Our roots are under fire right now. Our personal roots, the roots of our faith community, and the roots of our nation are getting close to the flame. You can feel the heat, can’t you? It feels like at any time something is waiting to explode or implode, leading to a lot of anxiety about what’s going to happen next, and where, and to whom. Is Youngstown immune from having hate groups organize? Absolutely not. We can’t control hate, but we can choose love. But choosing love demands that we be specific. It demands that we become clearer about who we are, and how we can practically respond in our personal lives and as a community.

It is not enough anymore to define ourselves by what we are not. It is not enough anymore to have our primary identity be tied to negation, what we don’t want or don’t believe. We can no longer be satisfied with freedom of belief for the sake of itself. This is a shallow understanding of freedom. Freedom that is mature and vital is always using our freedom in the service of others. Our church and our country are not helped right now by a definition of freedom that is ambiguous and open ended. The flame has been lit, and the flames are asking us – what will you use your freedom for? What will you use your religion for? And we don’t have much time to dawdle about this. If we fail to heed to call to tie our personal freedom to the freedom of all people, we will have wasted our freedom. We would have wasted a gift.

It is not enough for us to stand against hate. This is only the beginning. For our efforts to  remain vital and long lasting, we will need to construct and affirm what we stand for.
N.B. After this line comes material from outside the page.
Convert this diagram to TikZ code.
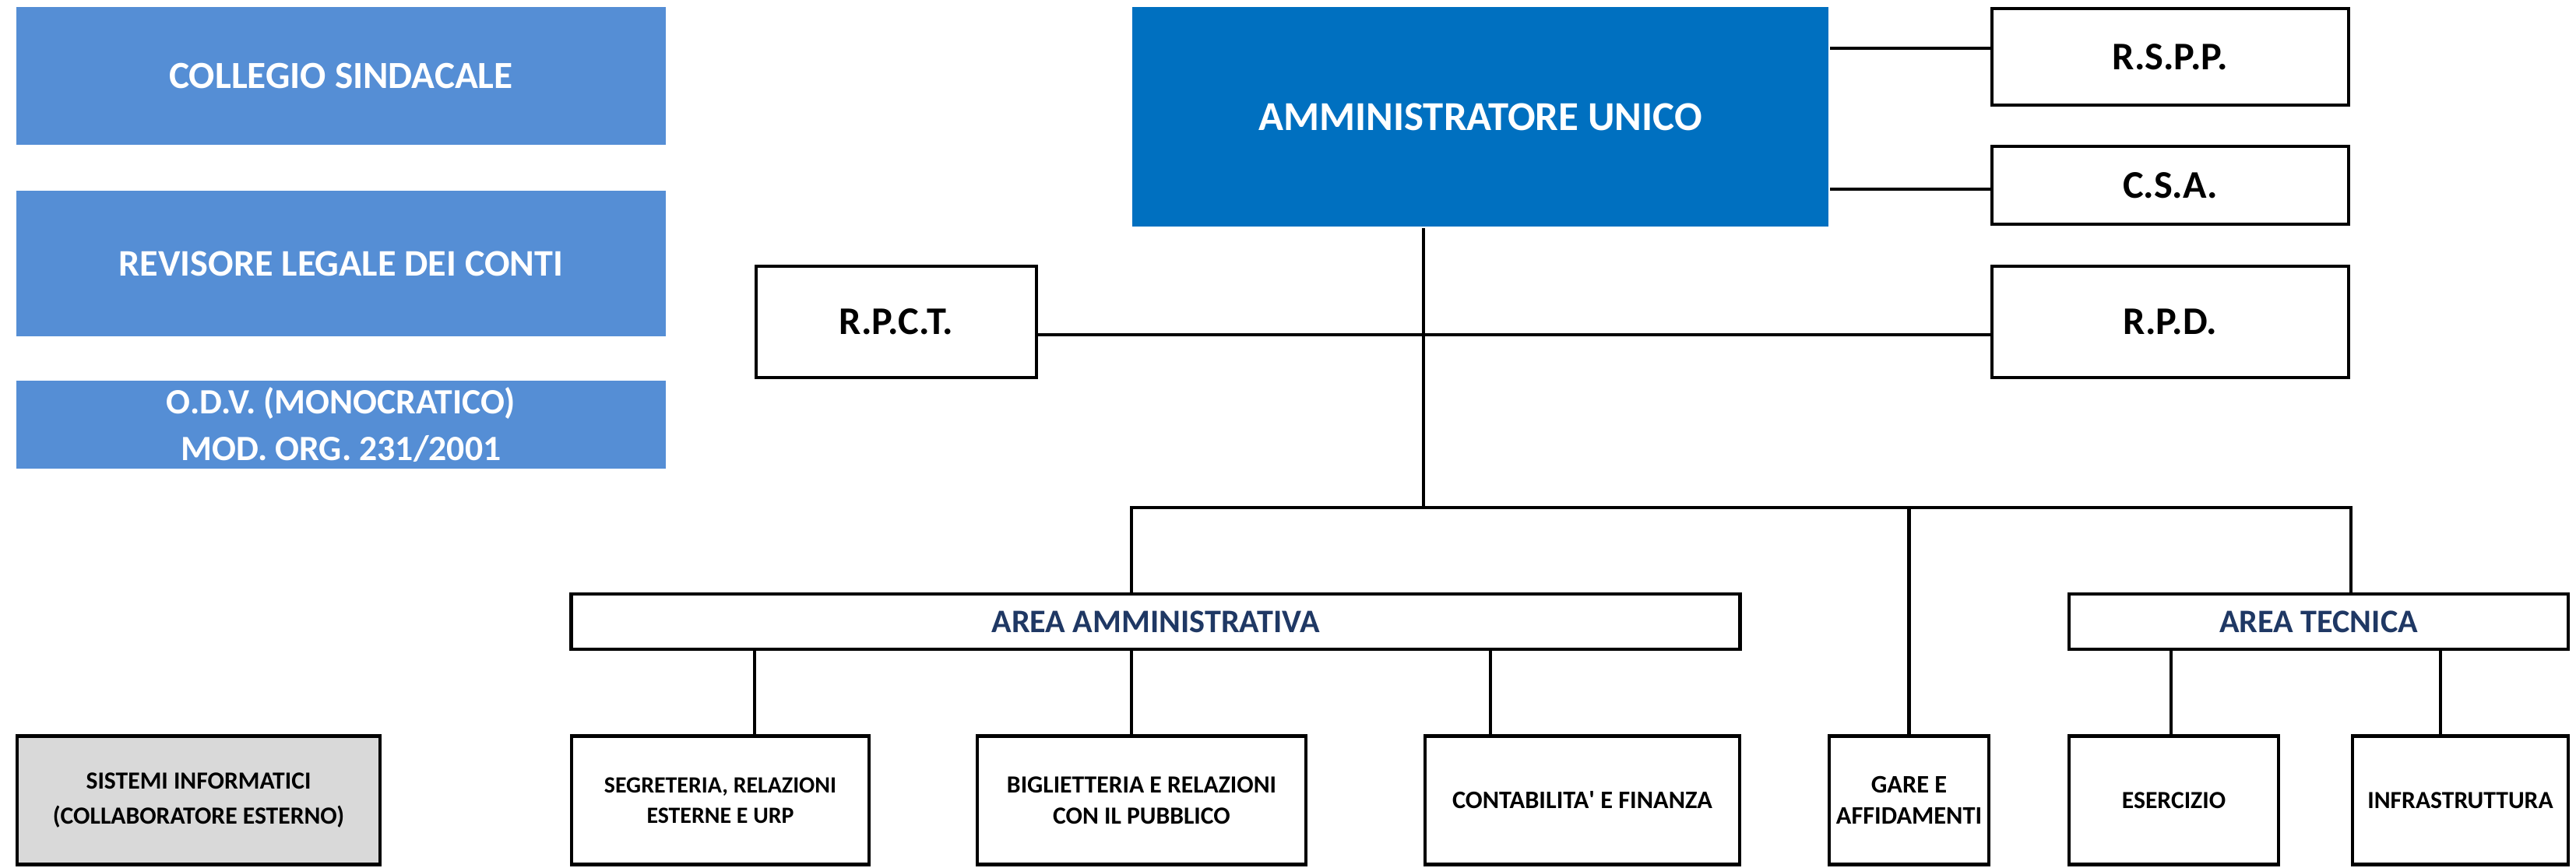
\documentclass[tikz,border=0pt]{standalone}
\usepackage{fontspec}
\setmainfont{Carlito}
\definecolor{organoblue}{HTML}{558ED5}
\definecolor{aublue}{HTML}{0070C0}
\definecolor{areablue}{HTML}{1F3864}
\definecolor{sysgray}{HTML}{D9D9D9}

\begin{document}
\begin{tikzpicture}[x=0.01cm, y=-0.01cm, line width=1.2pt,
  organo/.style={fill=organoblue, text=white, inner sep=0pt, align=center, minimum width=8.34cm, font=\bfseries\fontsize{14}{17}\selectfont},
  ruolo/.style={draw, fill=white, inner sep=0pt, align=center, font=\bfseries\fontsize{14.3}{17}\selectfont},
  area/.style={draw, fill=white, inner sep=0pt, minimum height=0.71cm, text=areablue, font=\bfseries\fontsize{12}{14}\selectfont},
  ufficio/.style={draw, fill=white, inner sep=0pt, align=center, minimum height=1.65cm, font=\bfseries\fontsize{8.5}{11}\selectfont}]
\useasboundingbox (0,0) rectangle (3308,1115);

\node [organo, minimum height=1.77cm] (coll) at (438,97.5) {COLLEGIO SINDACALE};
\node [organo, minimum height=1.87cm, font=\bfseries\fontsize{13.7}{17}\selectfont] (rev) at (438,338.5) {REVISORE LEGALE DEI CONTI};
\node [organo, minimum height=1.13cm, font=\bfseries\fontsize{13}{17}\selectfont] (odv) at (438,545.5) {O.D.V. (MONOCRATICO)\\MOD. ORG. 231/2001};

\node [fill=aublue, text=white, minimum width=8.94cm, minimum height=2.82cm, font=\bfseries\fontsize{15}{18}\selectfont] (au) at (1901,150) {AMMINISTRATORE UNICO};
\node [ruolo, minimum width=4.58cm, minimum height=1.24cm] (rspp) at (2787,73) {R.S.P.P.};
\node [ruolo, minimum width=4.58cm, minimum height=1.00cm] (csa) at (2787,238) {C.S.A.};
\node [ruolo, minimum width=3.60cm, minimum height=1.43cm] (rpct) at (1151,413.5) {R.P.C.T.};
\node [ruolo, minimum width=4.58cm, minimum height=1.43cm] (rpd) at (2787,413.5) {R.P.D.};

\node [area, minimum width=15.00cm] (aa) at (1484,798.5) {AREA AMMINISTRATIVA};
\node [area, minimum width=6.41cm] (at) at (2977.5,798.5) {AREA TECNICA};

\node [ufficio, minimum width=4.66cm, fill=sysgray, font=\bfseries\fontsize{9}{13}\selectfont] (sist) at (255,1028) {SISTEMI INFORMATICI\\(COLLABORATORE ESTERNO)};
\node [ufficio, minimum width=3.82cm] (segr) at (925,1028) {SEGRETERIA, RELAZIONI\\ESTERNE E URP};
\node [ufficio, minimum width=4.22cm, font=\bfseries\fontsize{9}{11.5}\selectfont] (bigl) at (1466,1028) {BIGLIETTERIA E RELAZIONI\\CON IL PUBBLICO};
\node [ufficio, minimum width=4.04cm, font=\bfseries\fontsize{9.2}{11}\selectfont] (cont) at (2032,1028) {CONTABILITA\textquotesingle{} E FINANZA};
\node [ufficio, minimum width=2.05cm, font=\bfseries\fontsize{9.2}{11.5}\selectfont] (gare) at (2451.5,1028) {GARE E\\AFFIDAMENTI};
\node [ufficio, minimum width=2.69cm, font=\bfseries\fontsize{9}{11}\selectfont] (eser) at (2791.5,1028) {ESERCIZIO};
\node [ufficio, minimum width=2.77cm, font=\bfseries\fontsize{9}{11}\selectfont] (infra) at (3159.5,1028) {INFRASTRUTTURA};

\coordinate (bus) at (1828,652);
\coordinate (busL) at (1453,652);
\coordinate (busR) at (3019,652);

\draw (au.east |- 0,62) -- (rspp.west |- 0,62);
\draw (au.east |- 0,243) -- (csa.west |- 0,243);
\draw (rpct.east |- 0,430) -- (rpd.west |- 0,430);
\draw (au.south -| bus) -- (bus);
\draw (aa.north -| busL) -- (busL) -- (busR) -- (at.north -| busR);
\draw (gare.north) -- (gare.north |- bus);

\draw (aa.south -| 969,0) -- (segr.north -| 969,0);
\draw (aa.south -| 1453,0) -- (bigl.north -| 1453,0);
\draw (aa.south -| 1914,0) -- (cont.north -| 1914,0);
\draw (at.south -| 2788,0) -- (eser.north -| 2788,0);
\draw (at.south -| 3134,0) -- (infra.north -| 3134,0);
\end{tikzpicture}
\end{document}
Our churches and our country are both in constructive mode – trying to gain clarity about who we really are and what we’re committed to. We’re trying to express the best use of our freedom, including religious freedom.

We have spent many decades in deconstruction, in looking at our roots and deciding what we needed to hold onto, and what we were ready to let go. Everyone here including myself is here because of some kind of deconstruction, some kind of taking stock, and assessing what kind of community would best be able to nourish our spirit, and support us to become who we know deep down we are meant to be.

It is important to pay attention to what prompted hate groups to rally in Charlottesville. They came to prevent a statute of Robert E Lee from being removed. Cities across the country have been removing statutes that honor the confederacy, in certain places the confederate flag has been removed, and in certain places it’s been kept up. Cities are attempting to change the narrative of our country, focusing on being a union, one nation, rather than a divided one. In a time when partisan politics have divided families and communities so starkly, cities are putting themselves in the place of African Americans who have to see a Robert E lee statue on their way to work or school, and be reminded of a country that saw them as nothing more than property. Cities are attempting to move our country forward toward an understanding  of ourselves that is more just and humane.

But what we are finding out is just as these changes are taking place, the past  is coming to haunt us with a vengeance. We are being confronted with the roots of hate, and our task in this confrontation is simple but not easy. We are being asked to know our history without drowning in it. We are being asked to look clear eyed at who we’ve been, and what we’ve believed, without letting it delay who we are attempting to become.

This is true for us personally. Often when we try to make a positive shift, a change in line with our values, we are challenged – challenged by our habits, our past, and the stories we have about it. We can feel trapped by our past, unable to break free of it. Or we feel that the only way we can move forward is to disown our past, who we were, what we believed. Charlottesville is teaching us to respect our past, but not let it limit us.

Sophia Lyon Fahs, the author of our responsive reading, was a religious educator who believed that the primary role of a religious educator was to encourage children to ask better questions. I think it’s the same for us, no matter what age we are. I think we are encouraged now to ask better questions. We are moving beyond asking questions that limit and cut  us off from others.

We are moving beyond drowning in our past. We are looking squarely at the most difficult roots of our history, a history of racism, and we’re asking ourselves and our communities – now what?

I told someone that you know things are really bad when the church becomes a home for radicals. Church is typically the last place people go to be on the cutting edge of change, and yet here we are. And I think the reason is because we are waking up to the fact that what we believe matters. And the litmus test for our beliefs is found in how we live our daily lives. As a culture we are given in this moment a temporary reprieve from an obsession with consumerism and an obsession with a personal sense of happiness…and we are being asked to think more expansively, to think about other people, and how our actions impact others. Without most of us being aware, we are being led to confront our deepest beliefs, and discern if they are enough. If they are enough for us to live, and if they are enough to allow others to more fully live. This is why we’re here. We’re here to more fully live. Death is real, and it can feel especially real when we embody our beliefs and carry them out in the world, meeting the world as it is, full of pain, full of hatred, full of possibility.

May we as a community be a beacon of light for those who are hurting, those in pain. May we be a beacon of light, a light for ourselves, able to honestly meet our past without being limited by it.